— Begin —

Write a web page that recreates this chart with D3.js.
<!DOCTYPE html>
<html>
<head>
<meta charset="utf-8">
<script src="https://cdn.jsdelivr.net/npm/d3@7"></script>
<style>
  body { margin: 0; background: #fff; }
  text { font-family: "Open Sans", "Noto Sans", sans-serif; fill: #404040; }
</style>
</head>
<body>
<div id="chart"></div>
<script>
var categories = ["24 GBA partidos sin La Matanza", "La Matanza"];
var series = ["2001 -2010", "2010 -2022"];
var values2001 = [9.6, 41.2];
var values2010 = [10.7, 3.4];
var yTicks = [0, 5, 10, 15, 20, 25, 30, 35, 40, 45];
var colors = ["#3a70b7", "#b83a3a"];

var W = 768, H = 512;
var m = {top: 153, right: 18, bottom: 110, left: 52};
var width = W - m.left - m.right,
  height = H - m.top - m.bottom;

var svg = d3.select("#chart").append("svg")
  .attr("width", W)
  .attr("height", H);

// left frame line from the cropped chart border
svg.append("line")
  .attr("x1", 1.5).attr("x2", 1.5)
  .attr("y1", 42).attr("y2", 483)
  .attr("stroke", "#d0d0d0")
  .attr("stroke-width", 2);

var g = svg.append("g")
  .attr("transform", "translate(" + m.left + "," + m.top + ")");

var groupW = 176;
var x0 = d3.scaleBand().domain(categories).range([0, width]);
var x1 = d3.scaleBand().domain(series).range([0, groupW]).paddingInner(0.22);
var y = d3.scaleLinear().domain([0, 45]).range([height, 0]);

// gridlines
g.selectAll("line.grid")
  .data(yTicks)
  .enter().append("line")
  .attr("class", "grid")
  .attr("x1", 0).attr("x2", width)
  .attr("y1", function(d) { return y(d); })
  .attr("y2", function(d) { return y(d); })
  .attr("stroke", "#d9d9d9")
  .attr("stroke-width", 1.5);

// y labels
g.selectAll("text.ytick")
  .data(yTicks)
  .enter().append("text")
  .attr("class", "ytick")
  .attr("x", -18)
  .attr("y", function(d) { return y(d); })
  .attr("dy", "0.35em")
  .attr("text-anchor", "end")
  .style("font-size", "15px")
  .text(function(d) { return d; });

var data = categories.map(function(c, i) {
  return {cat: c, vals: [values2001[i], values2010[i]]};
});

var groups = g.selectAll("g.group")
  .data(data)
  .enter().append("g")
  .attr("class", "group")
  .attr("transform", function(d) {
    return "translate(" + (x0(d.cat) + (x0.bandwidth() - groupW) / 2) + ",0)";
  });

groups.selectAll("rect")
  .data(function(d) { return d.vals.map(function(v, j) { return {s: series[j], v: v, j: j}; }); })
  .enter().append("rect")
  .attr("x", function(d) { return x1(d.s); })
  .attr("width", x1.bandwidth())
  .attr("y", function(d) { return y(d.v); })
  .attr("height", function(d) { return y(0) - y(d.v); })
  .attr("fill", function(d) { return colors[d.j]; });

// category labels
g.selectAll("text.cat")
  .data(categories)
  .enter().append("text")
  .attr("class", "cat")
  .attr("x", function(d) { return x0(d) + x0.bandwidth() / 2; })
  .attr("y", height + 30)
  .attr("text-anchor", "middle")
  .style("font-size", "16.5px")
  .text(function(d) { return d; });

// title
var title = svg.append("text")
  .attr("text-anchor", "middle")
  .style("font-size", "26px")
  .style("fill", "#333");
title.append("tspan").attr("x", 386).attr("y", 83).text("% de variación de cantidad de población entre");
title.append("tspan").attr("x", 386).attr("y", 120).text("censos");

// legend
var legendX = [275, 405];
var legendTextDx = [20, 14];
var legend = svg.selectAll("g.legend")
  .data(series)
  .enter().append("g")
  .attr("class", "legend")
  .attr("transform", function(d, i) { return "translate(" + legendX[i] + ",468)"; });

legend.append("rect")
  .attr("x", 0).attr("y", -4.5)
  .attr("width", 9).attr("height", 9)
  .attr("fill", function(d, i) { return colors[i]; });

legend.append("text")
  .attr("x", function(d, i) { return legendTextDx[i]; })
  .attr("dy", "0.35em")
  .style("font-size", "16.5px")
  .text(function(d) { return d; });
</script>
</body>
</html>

— End —

## Work to do:
Give every line of the material again, exactly as it reads.

## Solution below:
Write a web page that recreates this chart with D3.js.
<!DOCTYPE html>
<html>
<head>
<meta charset="utf-8">
<script src="https://cdn.jsdelivr.net/npm/d3@7"></script>
<style>
  body { margin: 0; background: #fff; }
  text { font-family: "Open Sans", "Noto Sans", sans-serif; fill: #404040; }
</style>
</head>
<body>
<div id="chart"></div>
<script>
var categories = ["24 GBA partidos sin La Matanza", "La Matanza"];
var series = ["2001 -2010", "2010 -2022"];
var values2001 = [9.6, 41.2];
var values2010 = [10.7, 3.4];
var yTicks = [0, 5, 10, 15, 20, 25, 30, 35, 40, 45];
var colors = ["#3a70b7", "#b83a3a"];

var W = 768, H = 512;
var m = {top: 153, right: 18, bottom: 110, left: 52};
var width = W - m.left - m.right,
  height = H - m.top - m.bottom;

var svg = d3.select("#chart").append("svg")
  .attr("width", W)
  .attr("height", H);

// left frame line from the cropped chart border
svg.append("line")
  .attr("x1", 1.5).attr("x2", 1.5)
  .attr("y1", 42).attr("y2", 483)
  .attr("stroke", "#d0d0d0")
  .attr("stroke-width", 2);

var g = svg.append("g")
  .attr("transform", "translate(" + m.left + "," + m.top + ")");

var groupW = 176;
var x0 = d3.scaleBand().domain(categories).range([0, width]);
var x1 = d3.scaleBand().domain(series).range([0, groupW]).paddingInner(0.22);
var y = d3.scaleLinear().domain([0, 45]).range([height, 0]);

// gridlines
g.selectAll("line.grid")
  .data(yTicks)
  .enter().append("line")
  .attr("class", "grid")
  .attr("x1", 0).attr("x2", width)
  .attr("y1", function(d) { return y(d); })
  .attr("y2", function(d) { return y(d); })
  .attr("stroke", "#d9d9d9")
  .attr("stroke-width", 1.5);

// y labels
g.selectAll("text.ytick")
  .data(yTicks)
  .enter().append("text")
  .attr("class", "ytick")
  .attr("x", -18)
  .attr("y", function(d) { return y(d); })
  .attr("dy", "0.35em")
  .attr("text-anchor", "end")
  .style("font-size", "15px")
  .text(function(d) { return d; });

var data = categories.map(function(c, i) {
  return {cat: c, vals: [values2001[i], values2010[i]]};
});

var groups = g.selectAll("g.group")
  .data(data)
  .enter().append("g")
  .attr("class", "group")
  .attr("transform", function(d) {
    return "translate(" + (x0(d.cat) + (x0.bandwidth() - groupW) / 2) + ",0)";
  });

groups.selectAll("rect")
  .data(function(d) { return d.vals.map(function(v, j) { return {s: series[j], v: v, j: j}; }); })
  .enter().append("rect")
  .attr("x", function(d) { return x1(d.s); })
  .attr("width", x1.bandwidth())
  .attr("y", function(d) { return y(d.v); })
  .attr("height", function(d) { return y(0) - y(d.v); })
  .attr("fill", function(d) { return colors[d.j]; });

// category labels
g.selectAll("text.cat")
  .data(categories)
  .enter().append("text")
  .attr("class", "cat")
  .attr("x", function(d) { return x0(d) + x0.bandwidth() / 2; })
  .attr("y", height + 30)
  .attr("text-anchor", "middle")
  .style("font-size", "16.5px")
  .text(function(d) { return d; });

// title
var title = svg.append("text")
  .attr("text-anchor", "middle")
  .style("font-size", "26px")
  .style("fill", "#333");
title.append("tspan").attr("x", 386).attr("y", 83).text("% de variación de cantidad de población entre");
title.append("tspan").attr("x", 386).attr("y", 120).text("censos");

// legend
var legendX = [275, 405];
var legendTextDx = [20, 14];
var legend = svg.selectAll("g.legend")
  .data(series)
  .enter().append("g")
  .attr("class", "legend")
  .attr("transform", function(d, i) { return "translate(" + legendX[i] + ",468)"; });

legend.append("rect")
  .attr("x", 0).attr("y", -4.5)
  .attr("width", 9).attr("height", 9)
  .attr("fill", function(d, i) { return colors[i]; });

legend.append("text")
  .attr("x", function(d, i) { return legendTextDx[i]; })
  .attr("dy", "0.35em")
  .style("font-size", "16.5px")
  .text(function(d) { return d; });
</script>
</body>
</html>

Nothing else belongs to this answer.